Ankaragücü’nde eksik ve geç kalan bir değişim yaşandı…

Sezona süper lig takımlarını bile kıskandıran kadrosuyla başlayan ve favori takımlar arasında ilk sırada gösterilen Başkent ekibi için ortaya konulan bu öngörülerin maalesef kâğıt üzerinde kaldığı gerçeği ile karşı karşıyayız.

Zorlu maratona takım içinde yaşanan krizlere rağmen Şanlıurfa galibiyeti ile başlayan ancak arka arkaya gelen Erzurum ve Ümraniye yenilgileri sonucu Teknik Direktör Cihat Arslan’a duyulan güven sarsılmaya hatta yerine Ömer Erdoğan’ın gelmesi için  açılan taraftarlar kampanyası sosyal medyayı sallamaya başlamıştı. Ne yaptığı belli olmayan yönetimde bile bu ismin göreve gelmesini isteyenlerin sayısı artmıştı.

Kulüpteki her krizde olduğu gibi hoca değişiminde bile işin getirisi ve götürüsünü bir türlü öngöremeyen yönetim, ne hikmetse Cihat hocanın takımdaki ömrü konusunda lig lideri İstanbulspor maçı sonucunun beklenmesi kararını aldı. Sadece bu durum bile Başkan İsmail Mert Fırat ve arkadaşlarının bir kulübün yönetimi konusunda ne kadar zayıf olduklarının bir göstergesidir.

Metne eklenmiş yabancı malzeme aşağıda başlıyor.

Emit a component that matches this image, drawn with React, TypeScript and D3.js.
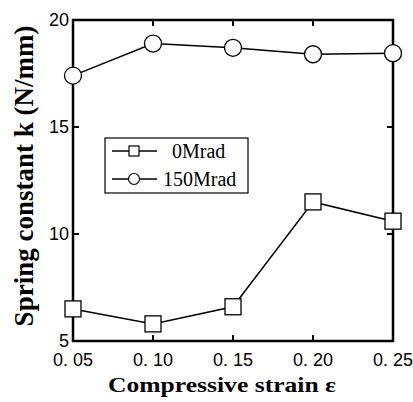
import * as d3 from "d3";
import { useEffect, useRef } from "react";

// strain values and spring constants
const strain = [0.05, 0.1, 0.15, 0.2, 0.25];
const k0 = [6.5, 5.8, 6.6, 11.5, 10.6];
const k150 = [17.4, 18.9, 18.7, 18.4, 18.45];
const xTicks = [0.05, 0.1, 0.15, 0.2, 0.25];
const xTickLabels = ["0. 05", "0. 10", "0. 15", "0. 20", "0. 25"];
const yTicks = [5, 10, 15, 20];
const seriesNames = ["0Mrad", "150Mrad"];

const App = () => {
  const ref = useRef<SVGSVGElement>(null);

  useEffect(() => {
    const svg = d3.select(ref.current);
    svg.selectAll("*").remove();

    const W = 413, H = 402;
    const margin = { top: 20, right: 20, bottom: 61, left: 73 };
    const width = W - margin.left - margin.right;
    const height = H - margin.top - margin.bottom;

    const g = svg.append("g").attr("transform", `translate(${margin.left},${margin.top})`);

    const x = d3.scaleLinear().domain([0.05, 0.25]).range([0, width]);
    const y = d3.scaleLinear().domain([5, 20]).range([height, 0]);

    // frame
    g.append("rect")
      .attr("width", width).attr("height", height)
      .attr("fill", "none").attr("stroke", "#000").attr("stroke-width", 2.5);

    // inward ticks on all sides
    const tl = 6;
    xTicks.forEach((t) => {
      g.append("line").attr("x1", x(t)).attr("x2", x(t)).attr("y1", height).attr("y2", height - tl)
        .attr("stroke", "#000").attr("stroke-width", 2);
      g.append("line").attr("x1", x(t)).attr("x2", x(t)).attr("y1", 0).attr("y2", tl)
        .attr("stroke", "#000").attr("stroke-width", 2);
    });
    yTicks.forEach((t) => {
      g.append("line").attr("x1", 0).attr("x2", tl).attr("y1", y(t)).attr("y2", y(t))
        .attr("stroke", "#000").attr("stroke-width", 2);
      g.append("line").attr("x1", width).attr("x2", width - tl).attr("y1", y(t)).attr("y2", y(t))
        .attr("stroke", "#000").attr("stroke-width", 2);
    });

    // tick labels
    g.selectAll(".xl").data(xTicks).enter().append("text")
      .attr("x", (d) => x(d)).attr("y", height + 25)
      .attr("text-anchor", "middle")
      .style("font", "18px 'Liberation Sans', Arial, sans-serif")
      .text((d, i) => xTickLabels[i]);
    g.selectAll(".yl").data(yTicks).enter().append("text")
      .attr("x", -4).attr("y", (d) => y(d) + 6)
      .attr("text-anchor", "end")
      .style("font", "18px 'Liberation Sans', Arial, sans-serif")
      .text((d) => d);

    // axis titles
    svg.append("text")
      .attr("transform", "translate(222, 392) scale(1.28,1)")
      .attr("text-anchor", "middle")
      .style("font", "bold 20px 'Liberation Serif', 'Times New Roman', serif")
      .text("Compressive strain  ε");
    svg.append("text")
      .attr("transform", `translate(33, 176) rotate(-90)`)
      .attr("text-anchor", "middle")
      .style("font", "bold 27px 'Liberation Serif', 'Times New Roman', serif")
      .text("Spring constant  k  (N/mm)");

    const line = d3.line<number>().x((d, i) => x(strain[i])).y((d) => y(d));

    // 0 Mrad, squares
    g.append("path").datum(k0).attr("d", line)
      .attr("fill", "none").attr("stroke", "#000").attr("stroke-width", 1.5);
    g.selectAll(".sq").data(k0).enter().append("rect")
      .attr("x", (d, i) => x(strain[i]) - 8).attr("y", (d) => y(d) - 8)
      .attr("width", 16).attr("height", 16)
      .attr("fill", "#fff").attr("stroke", "#000").attr("stroke-width", 1.3);

    // 150 Mrad, circles
    g.append("path").datum(k150).attr("d", line)
      .attr("fill", "none").attr("stroke", "#000").attr("stroke-width", 1.5);
    g.selectAll(".ci").data(k150).enter().append("circle")
      .attr("cx", (d, i) => x(strain[i])).attr("cy", (d) => y(d))
      .attr("r", 8.5)
      .attr("fill", "#fff").attr("stroke", "#000").attr("stroke-width", 1.3);

    // legend
    const lg = svg.append("g");
    lg.append("rect").attr("x", 105).attr("y", 138).attr("width", 143).attr("height", 55)
      .attr("fill", "#fff").attr("stroke", "#000").attr("stroke-width", 1.2);
    seriesNames.forEach((name, i) => {
      const cy = 151 + i * 28;
      lg.append("line").attr("x1", 112).attr("x2", 157).attr("y1", cy).attr("y2", cy)
        .attr("stroke", "#000").attr("stroke-width", 1.3);
      if (i === 0) {
        lg.append("rect").attr("x", 129).attr("y", cy - 5).attr("width", 10).attr("height", 10)
          .attr("fill", "#fff").attr("stroke", "#000").attr("stroke-width", 1.2);
      } else {
        lg.append("circle").attr("cx", 134).attr("cy", cy).attr("r", 5.5)
          .attr("fill", "#fff").attr("stroke", "#000").attr("stroke-width", 1.2);
      }
      lg.append("text").attr("x", i === 0 ? 172 : 163).attr("y", cy + 7)
        .style("font", "20px 'Liberation Serif', 'Times New Roman', serif")
        .text(name);
    });
  }, []);

  return (
    <svg ref={ref} width={413} height={402}
      style={{ position: "absolute", left: 0, top: 0, background: "#fff" }} />
  );
};

export default App;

Teknik kadroda kan değişikliği için ortalık ayağa kalkmışken, taraftar isyan bayrağını çekmişken, yönetim bölünmüşken Cihat Hoca, alınan iyi sonuca rağmen hemen gönderilmeliydi ki yeni gelecek teknik direktör ve ekibine milli maç nedeniyle verilen 15 günlük arada hem takımı tanıma hem de takviye için 13 Eylül’e kadar süren transfer döneminde kendisine fırsat verilmiş olurdu. Zaten Ömer Erdoğan’ın görev kabul etmemesinin ardında yatan neden de kendisine takıma dokunuş yapma fırsatı ve zamanı tanınmaması oldu.  Eskileri deyimiyle “Sıtkı sıyrılmış” şekilde görevine devam eden Cihat Arslan, İstanbulspor maçının sağladığı bir haftalık opsiyonla kerhen yoluna devam etti ve bir başka İstanbul ekibine ilk galibiyeti hediye edince de anında yolların ayrılmasını sağladı.

İşte bu nedenle diyoruz ki bu değişim için hem geç hem de eksik kalındı.

İşin gerçeği Ankaragücü’nün kurtuluşu için Cihat Hocanın ardından yönetim de gitmesi artık şart oldu.

GENÇLERBİRLİĞİ ENGEL TANIMIYOR

Başkent’in diğer temsilcisi Gençlerbirliği, sessiz sedasız bir şekilde her hafta üstüne koya koya yoluna devam ediyor…

Transfer tahtasını 3,5 yıl sonra açtırıp, oturmuş kadrosunu takviye ederek güçlendiren Hakan Kutlu yönetimindeki Erzurumspor bile koca çınarın evinde ilk galibiyet sevincini yaşamasına engel olamadı.

Kırmızı-siyahlılar, oynadığı 5 maçın 3’ünü deplasmanda oynamasına rağmen 2 galibiyet ve 2 beraberlikle 8 puan toplayarak sıralamada 7’nciliğe yükselme başarısını gösterdi. 3 as oyuncusu Etebo, Buğra Çağıran ve Alperen Babacan’ın sakatlığı nedeniyle kadroda yer almaması handikabını da başarıyla atlattı. Oyun olarak düşük performans göstermesi eleştirse bile bu kadar güçlü ekibin yer aldığı ligde puanın aslanın midesine kadar indiği ortamda Gençler, “Hatice’ye değil neticeye bak” deyimini düstur edinmiş durumda… Yani uyum konusunun tam olarak atlatılmasına kadar Koca çınar doğru yolda.

Bu arada her maçta gösterdiği mükemmel performansla takımın ofans gücünü üstlenen Amilton’a yeni transfer Djitte’nin üretilen pozisyonların skora dönüştürme konusunda ayak uydurması, Gençler açısından son derece olumlu bir gelişme olduğuna değinmeden geçersek, bu futbolcuların hakkını yemiş oluruz.